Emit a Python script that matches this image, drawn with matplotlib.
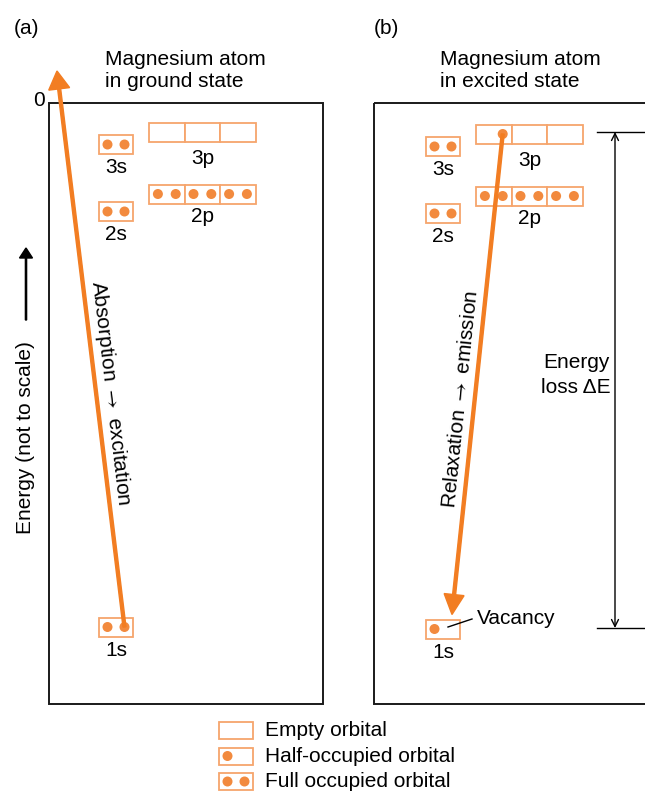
import matplotlib
matplotlib.use('Agg')
import matplotlib.pyplot as plt
from matplotlib.patches import Rectangle, Circle

plt.rcParams['font.family'] = ['Liberation Sans', 'DejaVu Sans']
plt.rcParams['mathtext.fontset'] = 'stixsans'

# orbital data (energy positions are not to scale)
orbitals = ['1s', '2s', '2p', '3s', '3p']
n_cells = [1, 1, 3, 1, 3]
level_y = [627, 211.5, 194, 144.5, 132]
ground_electrons = [2, 2, 6, 2, 0]
excited_electrons = [1, 2, 6, 2, 1]

legend_labels = ['Empty orbital', 'Half-occupied orbital', 'Full occupied orbital']
legend_electrons = [0, 1, 2]

BOX_EDGE = '#F6A56C'
DOT = '#F28A3E'
ARROW = '#F27D22'
FS = 15

fig = plt.figure(figsize=(6.45, 7.92), dpi=100)
ax = fig.add_axes([0, 0, 1, 1])
ax.set_xlim(0, 645)
ax.set_ylim(792, 0)
ax.axis('off')


def cell_width(name):
    return 34 if name.endswith('s') else 35.6


def orbital_x(name, dx):
    return (99 if name.endswith('s') else 149) + dx


def draw_orbital(x, yc, ncell, electrons, cw, h=19, half_slot=0):
    dots = []
    left = electrons
    for i in range(ncell):
        x0 = x + i * cw
        ax.add_patch(Rectangle((x0, yc - h / 2), cw, h, fc='white',
                               ec=BOX_EDGE, lw=1.3, zorder=2))
        k = min(2, left)
        left -= k
        if k == 2:
            slots = [0, 1]
        elif k == 1:
            slots = [half_slot]
        else:
            slots = []
        for s in slots:
            cx = x0 + cw * (0.25 + 0.5 * s)
            ax.add_patch(Circle((cx, yc), 5, fc=DOT, ec='none', zorder=3))
            dots.append((cx, yc))
    return dots


def draw_panel(dx, dy, electrons, half_slots):
    dots = {}
    for name, n, y, e in zip(orbitals, n_cells, level_y, electrons):
        x = orbital_x(name, dx)
        cw = cell_width(name)
        dots[name] = draw_orbital(x, y + dy, n, e, cw, half_slot=half_slots.get(name, 0))
        off = 23 if name == '3p' else 19
        ax.text(x + n * cw / 2, y + dy + 9.5 + off, name, ha='center',
                va='baseline', fontsize=FS)
    return dots


# panel frames
ax.add_patch(Rectangle((48.5, 103), 274.5, 601, fill=False, ec='#1a1a1a', lw=1.4))
ax.add_patch(Rectangle((374, 103), 290, 601, fill=False, ec='#1a1a1a', lw=1.4))

ax.text(14, 28, '(a)', fontsize=FS, va='center')
ax.text(374, 28, '(b)', fontsize=FS, va='center')
ax.text(105, 65, 'Magnesium atom', fontsize=FS, va='baseline')
ax.text(105, 87, 'in ground state', fontsize=FS, va='baseline')
ax.text(440, 65, 'Magnesium atom', fontsize=FS, va='baseline')
ax.text(440, 87, 'in excited state', fontsize=FS, va='baseline')
ax.text(39, 101, '0', fontsize=FS, ha='center', va='center')

# energy axis
ax.text(26, 438, 'Energy (not to scale)', fontsize=FS, rotation=90,
        ha='center', va='center')
ax.arrow(26, 320, 0, -72, width=1.2, head_width=13, head_length=10,
         length_includes_head=True, fc='black', ec='black')

# panel (a): ground state
dots_a = draw_panel(0, 0, ground_electrons, {})
sx, sy = dots_a['1s'][1]
ax.arrow(sx, sy, 57 - sx, 71 - sy, width=3, head_width=21, head_length=18,
         length_includes_head=True, fc=ARROW, ec=ARROW, zorder=4)
ax.text(111, 393, r'Absorption $\rightarrow$ excitation', fontsize=FS,
        rotation=-83.3, rotation_mode='anchor', ha='center', va='center')

# panel (b): excited state
dots_b = draw_panel(327, 2, excited_electrons, {'3p': 1, '1s': 0})
ex, ey = dots_b['3p'][0]
tip_y = level_y[0] + 2 - 9.5 - 5
ax.arrow(ex, ey, 452 - ex, tip_y - ey, width=3, head_width=20, head_length=20,
         length_includes_head=True, fc=ARROW, ec=ARROW, zorder=4)
ax.text(461, 399, r'Relaxation $\rightarrow$ emission', fontsize=FS,
        rotation=84.1, rotation_mode='anchor', ha='center', va='center')

# vacancy pointer
ax.plot([448, 472], [627, 619], color='black', lw=1)
ax.text(477, 619, 'Vacancy', fontsize=FS, va='center')

# energy loss bracket
top = level_y[4]
bot = level_y[0] + 1
ax.plot([597, 645], [top, top], color='black', lw=1)
ax.plot([597, 645], [bot, bot], color='black', lw=1)
ax.annotate('', xy=(615, top), xytext=(615, bot),
            arrowprops=dict(arrowstyle='<->,head_length=0.5,head_width=0.25',
                            color='black', lw=1, shrinkA=0, shrinkB=0))
ax.text(576, 368, 'Energy', fontsize=FS, ha='center', va='baseline')
ax.text(576, 393, 'loss \u0394E', fontsize=FS, ha='center', va='baseline')

# legend
for i, (lab, e) in enumerate(zip(legend_labels, legend_electrons)):
    yc = 730.5 + i * 25.5
    draw_orbital(219, yc, 1, e, 34, h=17)
    ax.text(265, yc, lab, fontsize=FS, va='center')

fig.savefig('out.png', dpi=100)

########

- [What to work on] Using the listing above, pick out each line that contains the word "matplotlib", then copy it.

- [Result for this exercise]
Emit a Python script that matches this image, drawn with matplotlib.
import matplotlib
matplotlib.use('Agg')
import matplotlib.pyplot as plt
from matplotlib.patches import Rectangle, Circle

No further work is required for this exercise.